• [Data]
^^^^
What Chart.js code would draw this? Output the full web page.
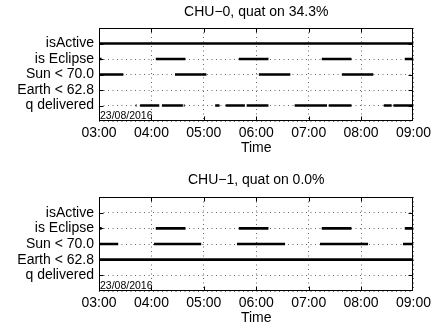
<!DOCTYPE html>
<html>
<head>
<meta charset="utf-8">
<script src="https://cdn.jsdelivr.net/npm/chart.js@4.4.1/dist/chart.umd.min.js"></script>
<style>
  body { margin: 0; background: #fff; }
  .box { position: absolute; left: 0; width: 435px; }
</style>
</head>
<body>
<div class="box" style="top:0px;height:165px"><canvas id="chu0Chart" width="435" height="165"></canvas></div>
<div class="box" style="top:169px;height:159px"><canvas id="chu1Chart" width="435" height="159"></canvas></div>
<script>
// CHU 상태 타임라인 (2016-08-23)
var rowLabels = ['isActive', 'is Eclipse', 'Sun < 70.0', 'Earth < 62.8', 'q delivered'];
var timeTicks = ['03:00', '04:00', '05:00', '06:00', '07:00', '08:00', '09:00'];
var dateLabel = '23/08/2016';

var chu0Title = 'CHU\u22120, quat on 34.3%';
var chu0Active  = [['03:00', '09:00']];
var chu0Eclipse = [['03:00', '03:03'], ['04:05', '04:39'], ['05:40', '06:14'], ['07:15', '07:49'], ['08:50', '09:00']];
var chu0Sun     = [['03:00', '03:28'], ['04:27', '05:03'], ['06:03', '06:39'], ['07:38', '08:14']];
var chu0Earth   = [];
var chu0Quat    = [['03:42', '03:43'], ['03:47', '04:09'], ['04:12', '04:36'], ['04:37', '04:38'], ['05:13', '05:18'],
                   ['05:25', '05:47'], ['05:49', '06:14'], ['06:44', '07:21'], ['07:23', '07:49'], ['08:26', '08:35'], ['08:37', '09:00']];

var chu1Title = 'CHU\u22121, quat on 0.0%';
var chu1Active  = [];
var chu1Eclipse = [['03:00', '03:03'], ['04:05', '04:39'], ['05:40', '06:14'], ['07:15', '07:49'], ['08:50', '09:00']];
var chu1Sun     = [['03:00', '03:22'], ['04:03', '04:57'], ['05:38', '06:33'], ['07:13', '08:08'], ['08:48', '09:00']];
var chu1Earth   = [['03:00', '09:00']];
var chu1Quat    = [];

var fontName = '"Liberation Sans", Arial, sans-serif';

function toMin(s) {
    var p = s.split(':');
    return parseInt(p[0]) * 60 + parseInt(p[1]);
}

// 구간 목록 -> 선 데이터 (구간 사이는 null 로 끊음)
function segPoints(segs, row) {
    var pts = [];
    for (var i = 0; i < segs.length; i++) {
        pts.push({x: toMin(segs[i][0]), y: row});
        pts.push({x: toMin(segs[i][1]), y: row});
        pts.push({x: toMin(segs[i][1]), y: null});
    }
    return pts;
}

var frameStamp = {
    id: 'frameStamp',
    afterDraw: function(chart) {
        var ctx = chart.ctx, a = chart.chartArea;
        var xs = chart.scales.x, ys = chart.scales.y;
        var l = Math.round(a.left) + 0.5, r = Math.round(a.right) - 0.5;
        var t = Math.round(a.top) + 0.5, b = Math.round(a.bottom) - 0.5;
        ctx.save();
        ctx.strokeStyle = '#000';
        ctx.lineWidth = 1;
        ctx.beginPath();
        for (var i = 1; i < timeTicks.length - 1; i++) {
            var px = Math.round(xs.getPixelForValue(toMin(timeTicks[i]))) + 0.5;
            ctx.moveTo(px, t); ctx.lineTo(px, t + 4);
            ctx.moveTo(px, b); ctx.lineTo(px, b - 4);
        }
        for (var k = 1; k <= rowLabels.length; k++) {
            var py = Math.round(ys.getPixelForValue(k)) + 0.5;
            ctx.moveTo(l, py); ctx.lineTo(l + 4, py);
            ctx.moveTo(r, py); ctx.lineTo(r - 4, py);
        }
        ctx.stroke();
        ctx.strokeRect(l, t, r - l, b - t);
        ctx.fillStyle = '#000';
        ctx.font = '10.5px ' + fontName;
        ctx.textBaseline = 'alphabetic';
        ctx.textAlign = 'left';
        ctx.fillText(dateLabel, a.left + 1, a.bottom - 2);
        ctx.restore();
    }
};

function makeChart(canvasId, title, rows, lay) {
    var datasets = [];
    for (var i = 0; i < rows.length; i++) {
        datasets.push({
            label: rowLabels[i],
            data: segPoints(rows[i], rowLabels.length - i),
            borderColor: '#000',
            borderWidth: 2.6,
            borderCapStyle: 'butt',
            pointRadius: 0,
            fill: false,
            tension: 0,
            spanGaps: false
        });
    }
    var ctx = document.getElementById(canvasId).getContext('2d');
    return new Chart(ctx, {
        type: 'line',
        data: { datasets: datasets },
        plugins: [frameStamp],
        options: {
            responsive: false,
            animation: false,
            layout: { padding: { left: 0, right: 20, top: 0, bottom: 0 } },
            plugins: {
                legend: { display: false },
                tooltip: { enabled: false },
                title: { display: false }
            },
            scales: {
                // 제목은 위쪽 축 제목으로 (플롯 영역 가운데 정렬)
                xTop: {
                    type: 'linear',
                    position: 'top',
                    min: toMin(timeTicks[0]),
                    max: toMin(timeTicks[timeTicks.length - 1]),
                    afterFit: function(s) { s.height = 28; },
                    ticks: { display: false },
                    grid: { display: false },
                    border: { display: false },
                    title: {
                        display: true,
                        text: title,
                        color: '#000',
                        font: { family: fontName, size: 14 },
                        padding: { top: lay.titleTop, bottom: 0 }
                    }
                },
                x: {
                    type: 'linear',
                    position: 'bottom',
                    min: toMin(timeTicks[0]),
                    max: toMin(timeTicks[timeTicks.length - 1]),
                    afterFit: function(s) { s.height = lay.xHeight; },
                    ticks: {
                        stepSize: 60,
                        padding: 4,
                        maxRotation: 0,
                        autoSkip: false,
                        color: '#000',
                        font: { family: fontName, size: 14 },
                        callback: function(v) {
                            var idx = (v - toMin(timeTicks[0])) / 60;
                            return timeTicks[idx] || '';
                        }
                    },
                    grid: { color: '#666', lineWidth: 1, drawTicks: false },
                    border: { display: false, dash: [1, 3.5] },
                    title: {
                        display: true,
                        text: 'Time',
                        color: '#000',
                        font: { family: fontName, size: 14 },
                        padding: { top: 0, bottom: lay.timePad }
                    }
                },
                y: {
                    type: 'linear',
                    min: 0,
                    max: rowLabels.length + 1,
                    afterFit: function(s) { s.width = 99; },
                    ticks: {
                        stepSize: 1,
                        padding: 5,
                        autoSkip: false,
                        color: '#000',
                        font: { family: fontName, size: 14 },
                        callback: function(v) {
                            return rowLabels[rowLabels.length - v] || '';
                        }
                    },
                    grid: { color: '#666', lineWidth: 1, drawTicks: false },
                    border: { display: false, dash: [1, 3.5] }
                }
            }
        }
    });
}

makeChart('chu0Chart', chu0Title, [chu0Active, chu0Eclipse, chu0Sun, chu0Earth, chu0Quat],
    { titleTop: 4, xHeight: 44, timePad: 8.6 });
makeChart('chu1Chart', chu1Title, [chu1Active, chu1Eclipse, chu1Sun, chu1Earth, chu1Quat],
    { titleTop: 2.6, xHeight: 37, timePad: 1.6 });
</script>
</body>
</html>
^^^^
Copy nothing but the lines from the first one in the listing through the line with "var dateLabel = '23/08/2016';", and omit the pictures.

• [Result]
What Chart.js code would draw this? Output the full web page.
<!DOCTYPE html>
<html>
<head>
<meta charset="utf-8">
<script src="https://cdn.jsdelivr.net/npm/chart.js@4.4.1/dist/chart.umd.min.js"></script>
<style>
  body { margin: 0; background: #fff; }
  .box { position: absolute; left: 0; width: 435px; }
</style>
</head>
<body>
<div class="box" style="top:0px;height:165px"><canvas id="chu0Chart" width="435" height="165"></canvas></div>
<div class="box" style="top:169px;height:159px"><canvas id="chu1Chart" width="435" height="159"></canvas></div>
<script>
// CHU 상태 타임라인 (2016-08-23)
var rowLabels = ['isActive', 'is Eclipse', 'Sun < 70.0', 'Earth < 62.8', 'q delivered'];
var timeTicks = ['03:00', '04:00', '05:00', '06:00', '07:00', '08:00', '09:00'];
var dateLabel = '23/08/2016';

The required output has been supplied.